Budayawan gaek ini memaksudkan celetukannya itu pada konteks upaya penyelesaian berbagai tindak kejahatan, ketidakadilan, kekerasan, ketidakmausiawian yang tampaknya menjadi problem keseharian bangsa ini. Ia menegaskan bahwa urusan-urusan kemanusiaan mekanisme penyelesaiannya tidak bisa sepenuhnya dipasrahkan pada aturan legalistik-formal, baik level nasional maupun internasional, seperti hukum Hak Asasi Manusia (HAM), yang saat ini dijadikan sebagai alat utama dalam menyelesaikan berbagai problem tersebut. Pada kerangka perwujudan keadilan dan pembangunan peradaban yang lebih humanis, Sobari bersepakat dengan kehadiran instrumen tersebut. Namun dia mengingatkan bahwa penggunaan instrumen HAM dengan sendirinya membuat sebuah rumusan penyelesaian persoalan kemanusian yang masih bergantung sepenuhnya pada negara. Di situ, Negara masih diandaikan sebagai kekuatan kunci (pusat) yang bisa mengayomi seluruh ragam tatanan partikular dalam sebuah keteraturan kosmis dan menghalau segala ancaman terhadap mereka. Padahal, fakta sejarah tidak berkata demikian. Masyarakat memiliki logikanya sendiri dalam memahami dan memenuhi hak dasar mereka. Dengan itu pula, mereka memiliki mekanisme penyelesaiannya tersendiri terhadap apa-apa yang mengganggu dan dapat menghilangkan hak mereka.

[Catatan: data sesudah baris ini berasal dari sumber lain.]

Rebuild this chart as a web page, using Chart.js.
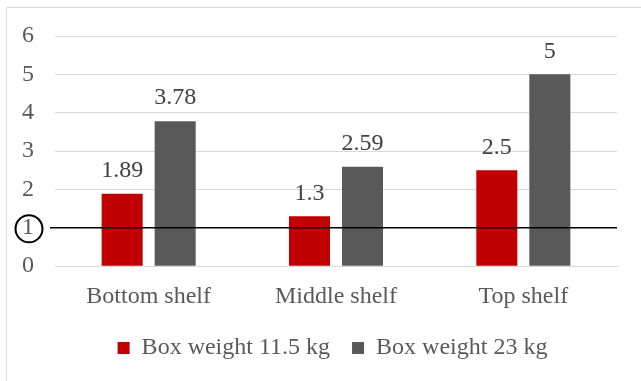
<!DOCTYPE html>
<html>
<head>
<meta charset="utf-8">
<script src="https://cdn.jsdelivr.net/npm/chart.js@4"></script>
<style>
  body { margin: 0; background: #fff; }
  #frame { position: absolute; left: 6px; top: 7px; width: 700px; height: 400px;
           border-left: 1px solid #d9d9d9; border-top: 1px solid #d9d9d9; }
  #wrap { position: absolute; left: 0; top: 0; width: 641px; height: 381px; }
</style>
</head>
<body>
<div id="frame"></div>
<div id="wrap"><canvas id="chart"></canvas></div>
<script>
// shelf test data
var shelves = ['Bottom shelf', 'Middle shelf', 'Top shelf'];
var light = [1.89, 1.3, 2.5];   // 11.5 kg box
var heavy = [3.78, 2.59, 5];    // 23 kg box
var yTicks = [0, 1, 2, 3, 4, 5, 6];
var refValue = 1;

var serif = "'Liberation Serif', 'Times New Roman', serif";

// value labels above each bar
var valueLabels = {
  id: 'valueLabels',
  afterDatasetsDraw: function(chart) {
    var ctx = chart.ctx;
    ctx.save();
    ctx.font = '24px ' + serif;
    ctx.fillStyle = '#404040';
    ctx.textAlign = 'center';
    ctx.textBaseline = 'bottom';
    chart.data.datasets.forEach(function(ds, i) {
      chart.getDatasetMeta(i).data.forEach(function(bar, j) {
        ctx.fillText(String(ds.data[j]), bar.x, bar.y - 11);
      });
    });
    ctx.restore();
  }
};

// black line at y = 1 and the circle round its tick
var refLine = {
  id: 'refLine',
  afterLayout: function(chart) {
    // centre the legend under the plot, not the whole canvas
    chart.legend.left += 24;
    chart.legend.right += 24;
  },
  afterDatasetsDraw: function(chart) {
    var ctx = chart.ctx;
    var y = chart.scales.y.getPixelForValue(refValue);
    ctx.save();
    ctx.strokeStyle = '#000';
    ctx.lineWidth = 1.5;
    ctx.beginPath();
    ctx.moveTo(50, y);
    ctx.lineTo(chart.chartArea.right, y);
    ctx.stroke();
    ctx.lineWidth = 2;
    ctx.beginPath();
    ctx.arc(29, y + 1, 13.5, 0, Math.PI * 2);
    ctx.stroke();
    ctx.restore();
  }
};

new Chart(document.getElementById('chart'), {
  type: 'bar',
  data: {
    labels: shelves,
    datasets: [
      { label: 'Box weight 11.5 kg', data: light, backgroundColor: '#c00000' },
      { label: 'Box weight 23 kg', data: heavy, backgroundColor: '#595959' }
    ]
  },
  options: {
    responsive: true,
    maintainAspectRatio: false,
    animation: false,
    categoryPercentage: 0.566,
    barPercentage: 0.774,
    layout: { padding: { top: 36, right: 24, left: 0, bottom: 11 } },
    scales: {
      x: {
        grid: { display: false },
        border: { color: '#d9d9d9' },
        afterFit: function(scale) { scale.height -= 5; },
        ticks: { color: '#595959', padding: 8, font: { family: serif, size: 24 } }
      },
      y: {
        min: 0,
        max: 6,
        afterFit: function(scale) { scale.width = 55; },
        afterBuildTicks: function(scale) {
          scale.ticks = yTicks.map(function(v) { return { value: v }; });
        },
        grid: { color: '#d9d9d9', drawTicks: false },
        border: { display: false },
        ticks: { color: '#595959', padding: 21, font: { family: serif, size: 24 } }
      }
    },
    plugins: {
      legend: {
        position: 'bottom',
        labels: {
          color: '#595959',
          boxWidth: 12,
          boxHeight: 12,
          padding: 22,
          font: { family: serif, size: 24 }
        }
      },
      tooltip: { enabled: false }
    }
  },
  plugins: [valueLabels, refLine]
});
</script>
</body>
</html>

Kebergantungan terhadap negara inilah yang membuat Sobari harus mengkritik logika para aktivis HAM di Indonesia selama ini yang selalu menyandarkan dan mengalamatkan kesalahan-kesalahan atas serangkain problem kemanusiaan kepada negara. Pengalamatan kesalahan selalu kepada negara ini merupakan ekses dari paradigma dasar yang ada dan dikembangkan dalam HAM itu sendiri yang mematok sebuah relasi ketat antara negara dengan masyarakat (individu). Negara sebagai pemangku kewajiban harus menghormati, mempromosikan, dan memenuhi hak warganegara. Sementara itu, warganegara adalah entitas yang harus dilindungi dan dipenuhi haknya. Sebuah relasi yang masih memainkan peran subyek-obyek.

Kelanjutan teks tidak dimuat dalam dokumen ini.